I still consider the events of 9/11 to be a matter of unfinished business for this country.  Time has only increased my feelings about it.  We were attacked, fourteen years ago, because of who we were, and because of who we unapologetically remain.  Our enemy sees it as unfinished business, as well.

Evil remains the enemy of good, and that evil has an ever-more-radical face.  In the presence of that evil, we have failed to clearly state what war is;  we have dismissed the understanding of war as the utter and complete destruction of an enemy.

It doesn’t matter what we think of issues like American Exceptionalism, our place in the world, the tradeoff between national security and the constitutional rights to privacy of US citizens, the still-unaddressed murder of US diplomats and security personnel in Benghazi, the ramifications of decisions not to intervene in Iran and Syria, the emergence of ISIS, or the question of what happens when Iran becomes a terrorist regime with nuclear weapons.

The discussions on all of those matters miss the point.

The discussions miss the point, because they don’t address the root cause of the problem.  The core problem is not the threat of future terrorist attacks.

The problem is the terrorists, and their sponsors.

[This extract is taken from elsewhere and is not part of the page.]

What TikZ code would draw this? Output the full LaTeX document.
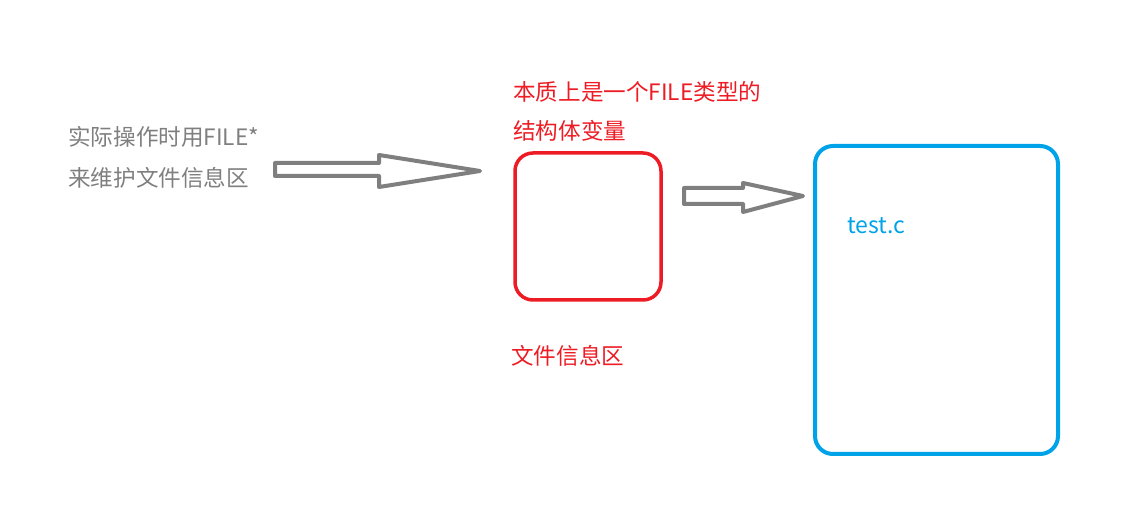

And, the solution is not attrition, or containment, or control, or minimization, or dismantlement of the threat, or mounting an international coalition against terror, or imposing sanctions, or providing more humanitarian aid, or granting political asylum, or creating deeper understanding, or negotiating peace, or peace, itself.

Yes – the One, True God, in His righteousness and omnipotence, may decide to impart His justice on this situation.

However – absent divine intervention – we cannot afford the “problem of conjecture”, as Henry Kissinger described it.  We have now assured ourselves that there will be a war;  if not a nuclear war, then certainly a war over who will have nuclear weapons.  We are now in a far more dangerous, more deadly situation than we were in the aftermath of 9/11.

“Fleury.  Tell me what you whispered to Janet, in the briefing, to get her to stop crying about Fran, you know, before all this, before we even got airborne.  What’d you say to her?  You remember?”

“I told her we were gonna kill ’em all.”